Só depois dessa convergência é que o governo enviaria a proposta de unificação do PIS e Cofins, um projeto mais enxuto de reforma. Agora, nem isso está garantido com o clima de animosidade em torno da reforma tributária. Ao repórter Daniel Weterman, do Broadcast, Rocha também não escondeu o descontentamento com o caminho dado para a tributária.

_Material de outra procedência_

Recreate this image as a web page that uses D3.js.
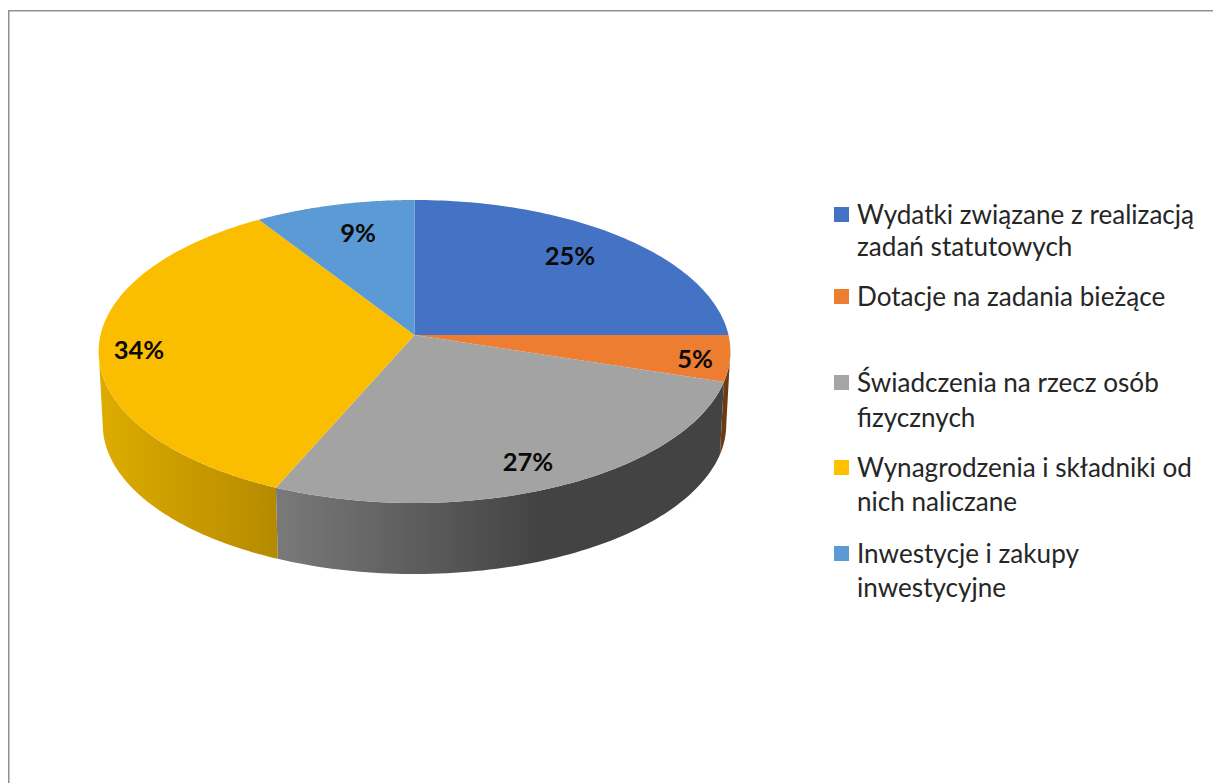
<!DOCTYPE html>
<html lang="pl"><head><meta charset="utf-8">
<script src="https://cdn.jsdelivr.net/npm/d3@7"></script>
<style>html,body{margin:0;padding:0;background:#fff;overflow:hidden}svg{display:block}text{font-family:Lato,"Open Sans",sans-serif}</style>
</head><body><svg id="c" width="1213" height="783"></svg>
<script>
const categories = ["Wydatki związane z realizacją zadań statutowych","Dotacje na zadania bieżące","Świadczenia na rzecz osób fizycznych","Wynagrodzenia i składniki od nich naliczane","Inwestycje i zakupy inwestycyjne"];
const values = [25.0, 4.9, 26.6, 34.4, 9.1];
const legendLines = [["Wydatki związane z realizacją","zadań statutowych"],["Dotacje na zadania bieżące"],["Świadczenia na rzecz osób","fizycznych"],["Wynagrodzenia i składniki od","nich naliczane"],["Inwestycje i zakupy","inwestycyjne"]];
const colors = ["#4472c4","#ed7d31","#a5a5a5","#ffc000","#5b9bd5"];
const topColors = ["#4472c4","#ed7d31","#a3a3a3","#fbbd00","#5b9ad5"];
const sideStops = [["#2f5597","#2f5597"],["#8a4a14","#6e3a10"],["#7a7a7a","#434343"],["#deac00","#b58a00"],["#3f75a8","#3f75a8"]];
const labelPos = [[570,256],[695,359],[528,462],[139,350],[358,233]];
const legendY = [[215,247],[297],[383,418],[468,502],[554,588]];

const svg = d3.select("#c");
const defs = svg.append("defs");
const cx=414.5, cy=335, a=314, b=149.7, k=0.1089, depth=73.2, shrink=0.987;
const project = (t,bottom)=>{
  const x=Math.sin(t), y=-Math.cos(t), w=1-k*y, s=bottom?shrink:1;
  return [cx+s*a*x/w, cy+(bottom?depth:0)+s*b*y/w];
};
const pie = d3.pie().sort(null).value(d=>d);
const arcs = pie(values);
const line = d3.line();
const sample = (t0,t1,bottom)=>d3.range(0,81).map(i=>project(t0+(t1-t0)*i/80,bottom));
const silA=Math.PI-Math.acos(k), silB=Math.PI+Math.acos(k);

// frame
svg.append("path").attr("d",line([[8.75,783],[8.75,10.75],[1213,10.75]])).attr("fill","none").attr("stroke","#8f8f8f").attr("stroke-width",1.5);

// side walls, drawn back to front
const gx0=[0,0,275,98,0], gx1=[0,0,540,277,0];
[1,3,2].forEach(i=>{
  const d=arcs[i];
  const t0=Math.max(d.startAngle,silA), t1=Math.min(d.endAngle,silB);
  if(t1<=t0) return;
  const id="side"+i;
  const g=defs.append("linearGradient").attr("id",id).attr("gradientUnits","userSpaceOnUse")
    .attr("x1",gx0[i]).attr("x2",gx1[i]).attr("y1",0).attr("y2",0);
  g.append("stop").attr("offset",0).attr("stop-color",sideStops[i][0]);
  g.append("stop").attr("offset",1).attr("stop-color",sideStops[i][1]);
  const pts=sample(t0,t1,false).concat(sample(t1,t0,true));
  svg.append("path").attr("d",line(pts)+"Z").attr("fill",i===1?sideStops[1][1]:`url(#${id})`);
});

// top faces
arcs.forEach((d,i)=>{
  const pts=[[cx,cy]].concat(sample(d.startAngle,d.endAngle,false));
  svg.append("path").attr("d",line(pts)+"Z").attr("fill",topColors[i]);
});

// percent labels
const pct=d3.format(".0f");
arcs.forEach((d,i)=>{
  svg.append("text").attr("x",labelPos[i][0]).attr("y",labelPos[i][1]).attr("dy","0.36em")
    .attr("text-anchor","middle").attr("font-size",25.5).attr("font-weight",700).attr("fill","#0a0a0a")
    .text(pct(d.value)+"%");
});

// legend
categories.forEach((c,i)=>{
  svg.append("rect").attr("x",834).attr("y",legendY[i][0]-8).attr("width",15).attr("height",15).attr("fill",colors[i]);
  legendLines[i].forEach((l,j)=>{
    svg.append("text").attr("x",857).attr("y",legendY[i][j]).attr("dy","0.36em")
      .attr("font-size",26.1).attr("fill","#262626").text(l);
  });
});
</script></body></html>
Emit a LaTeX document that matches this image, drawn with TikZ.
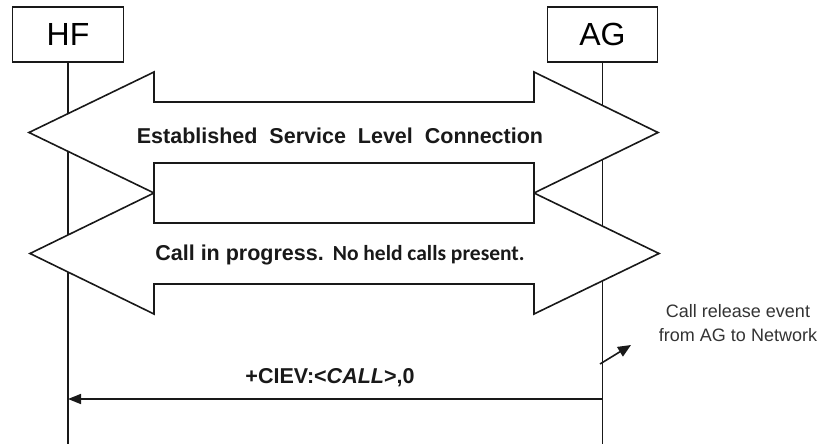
\documentclass[tikz,border=0pt]{standalone}
\usepackage{fontspec}
\setmainfont{Liberation Sans}
\newfontfamily\calib{Carlito}
\usetikzlibrary{arrows.meta}
\begin{document}
\begin{tikzpicture}[x=1pt,y=-1pt,
  ln/.style={line width=1.6pt, draw=black!90},
  entity/.style={ln, rectangle, minimum width=111pt, minimum height=55pt, inner sep=0pt, font=\fontsize{32}{38}\selectfont},
  band/.style={ln, fill=white, line join=miter},
  bandtxt/.style={anchor=base, inner sep=0pt, text=black!90, font=\bfseries\fontsize{21.5}{26}\selectfont},
  msg/.style={ln, -{Triangle[length=13pt,width=10pt]}},
  note/.style={anchor=base, inner sep=0pt, text=black!80, font=\fontsize{18}{22}\selectfont},
]
\useasboundingbox (0,0) rectangle (824,444);
\node[entity] (hf) at (68,34.5) {HF};
\node[entity, minimum width=110pt] (ag) at (602.5,34.5) {AG};
\coordinate (hfend) at (68,444);
\coordinate (agend) at (602.5,444);
\draw[ln] (hf.south) -- (hfend);
\draw[ln] (ag.south) -- (agend);
% double arrows
\draw[band] (29,132.5) -- (154,72) -- (154,102) -- (534,102) -- (534,72) -- (658,132.5) -- (534,193) -- (534,163) -- (154,163) -- (154,193) -- cycle;
\draw[band] (30,253.5) -- (154,193) -- (154,223) -- (534,223) -- (534,193) -- (659,253.5) -- (534,314) -- (534,284) -- (154,284) -- (154,314) -- cycle;
\node[bandtxt] (slc) at (340,143) {Established\ \ Service\ \ Level\ \ Connection};
\node[bandtxt] (cip) at (340,260.5) {Call in progress.\hspace{9pt}{\calib No held calls present.}};
% message
\coordinate (m1) at (602.5,399);
\coordinate (m2) at (68,399);
\draw[msg] (m1) -- (m2);
\node[bandtxt] (ciev) at (330,383) {+CIEV:<\textit{CALL}>,0};
% release event
\coordinate (r1) at (600,364);
\coordinate (r2) at (631,345);
\draw[ln, -{Triangle[length=13pt,width=11pt]}] (r1) -- (r2);
\node[note] (rel1) at (738,317) {Call release event};
\node[note] (rel2) at (738,341) {from AG to Network};
\end{tikzpicture}
\end{document}
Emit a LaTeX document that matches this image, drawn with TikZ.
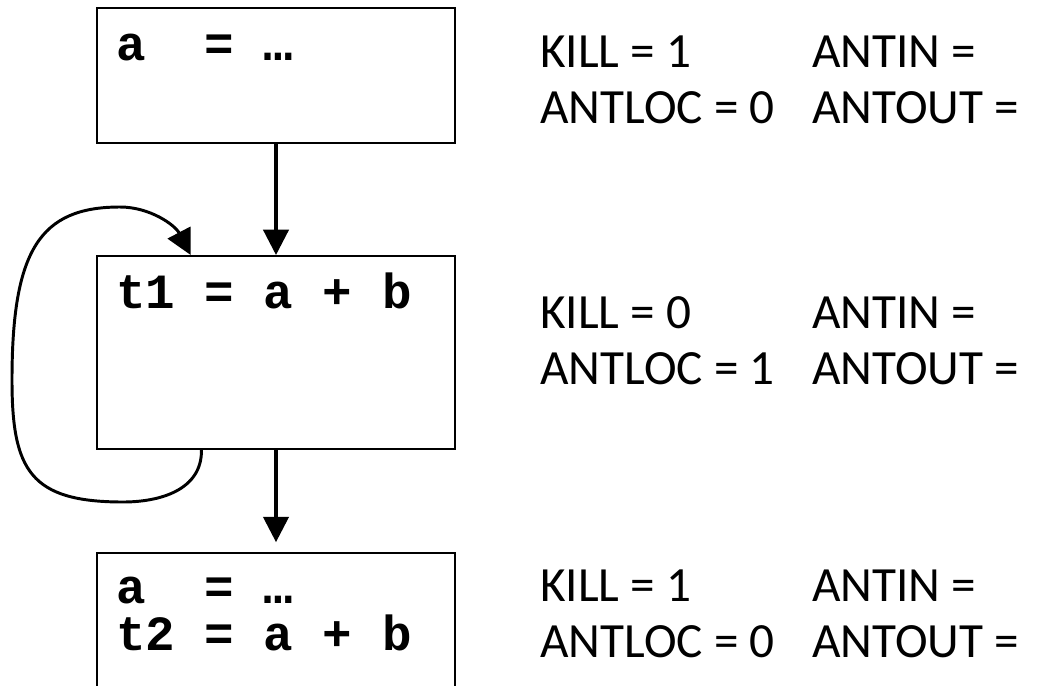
\documentclass[tikz,border=0pt]{standalone}
\usepackage{fontspec}
\setmainfont{Carlito}
\setmonofont{Liberation Mono}
\usetikzlibrary{arrows.meta,calc}

\tikzset{
  block/.style={draw, line width=1.4pt, rectangle, minimum width=8.95cm, inner sep=0pt},
  code/.style={anchor=base west, inner sep=0pt, font=\fontsize{35}{42}\selectfont\ttfamily\bfseries},
  info/.style={anchor=base west, inner sep=0pt, font=\fontsize{35}{42}\selectfont},
  flow/.style={line width=2.3pt, -{Triangle[length=18pt,width=18pt]}}
}

\begin{document}
\begin{tikzpicture}[x=0.025cm, y=-0.025cm]
  \useasboundingbox (0,0) rectangle (1052,685);
  \clip (0,0) rectangle (1052,685);

  % basic blocks
  \node[block, minimum height=3.375cm] (b1) at (276,75.5) {};
  \node[block, minimum height=4.825cm] (b2) at (276,352.5) {};
  \node[block, minimum height=5cm] (b3) at (276,653) {};

  % block contents
  \node[code] (s1) at (116,60) {a~~=~…};
  \node[code] (s2) at (116,308) {t1~=~a~+~b};
  \node[code] (s3) at (116,603) {a~~=~…};
  \node[code] (s4) at (116,650) {t2~=~a~+~b};

  % local properties
  \node[info] (k1) at (540,67) {KILL = 1};
  \node[info] (l1) at (540,123) {ANTLOC = 0};
  \node[info] (i1) at (812,67) {ANTIN =};
  \node[info] (o1) at (812,123) {ANTOUT =};
  \node[info] (k2) at (540,328) {KILL = 0};
  \node[info] (l2) at (540,384) {ANTLOC = 1};
  \node[info] (i2) at (812,328) {ANTIN =};
  \node[info] (o2) at (812,384) {ANTOUT =};
  \node[info] (k3) at (540,601) {KILL = 1};
  \node[info] (l3) at (540,657) {ANTLOC = 0};
  \node[info] (i3) at (812,601) {ANTIN =};
  \node[info] (o3) at (812,657) {ANTOUT =};

  % edges
  \draw[flow] (b1.south) -- (b2.north);
  \draw[flow, shorten >=7pt] (b2.south) -- (b3.north);
  \draw[flow, line width=2.1pt]
    ($(b2.south west)!0.293!(b2.south east)$)
    .. controls (202,490) and (160,502) .. (123,502)
    .. controls (30,502) and (12,470) .. (12,380)
    .. controls (12,250) and (40,207) .. (120,207)
    .. controls (150,207) and (175,225) .. ($(b2.north west)!0.263!(b2.north east)$);
\end{tikzpicture}
\end{document}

“Não tem previsão regimental para comissão mista. O mais legítimo e razoável é que a reforma administrativa seja pautada prioritariamente na Câmara e a reforma tributária, no Senado”, reclamou o tucano, que briga pelo protagonismo da sua proposta, que foi feita pelo ex-deputado Luiz Carlos Hauly na Legislatura anterior e resgatada pelo presidente Alcolumbre para contrapor à proposta da Câmara.
Na Câmara, a estratégia agora será dar velocidade à PEC 45, que continuará sendo tocada independentemente da instalação da comissão mista, que não tem previsão regimental.
O autor da PEC 45 e líder do MDB na Câmara, Baleia Rossi (SP), adiantou que as conversas do relator com os setores mais refratários ao modelo estão adiantadas. São eles: transporte público, serviços e construção civil.
Os consultores da Câmara que trabalham para o relator Aguinaldo Ribeiro têm buscado uma solução para mitigar os efeitos negativos no impacto nos preços com a criação no Imposto sobre Bens e Serviços (IBS), tributo que seria criada com a PEC 45 nos moldes do Imposto sobre Valor Agregado (IVA). Um modelo de desoneração da folha também está avançado. Uma das maiores preocupações é com o preço das tarifas no transporte urbano.
De nada adianta avançar sem acordo, já que os presidentes das duas Casas têm domínio da pauta. Cada lado da disputa pela reforma tributária avalia que a sua proposta é melhor. Também os partidos de oposição, com o apoio de um grupo de governadores dos Estados do Nordeste, já apresentaram uma emenda à PEC 45 para criar uma reforma tributária solidária, que aborda também mudanças no Imposto de Renda, tributação sobre lucros e dividendos e herança com a meta de diminuir as desigualdades do País.
Com tantas propostas na mesa, mas sem nenhum acordo próximo até agora, é lamentável que logo a reforma capaz de mudar a cara do caótico e distorcido sistema tributário brasileiro acabe ficando para depois.
A reforma tributária é a primeira vítima do desacerto político. O ministro da Economia vem segurando o envio da sua proposta para não desagradar os dois lados às vésperas do lançamento do seu ambicioso plano econômico de criar um novo arcabouço institucional para as contas públicas e a Federação.
É inacreditável que após tantas promessas de mudanças na tributação ao longo dos últimos meses, desde a campanha e mais tarde na transição de governo, não tenha ocorrido avanços concretos. O ano vai acabar sem a redução do Imposto de Renda das empresas e as mudanças na tributação das pessoas físicas.
Com tantas PECs (o pacote de Guedes exigirá a aprovação de pelo menos três) que vão tramitar no Congresso, o próximo ano, sem dúvida, será consumido pelos debates dessas propostas. Se não houver correção de rumo, será um sonoro não que o governo e as lideranças estarão dando à reforma tributária. Ainda há tempo de corrigir o passo.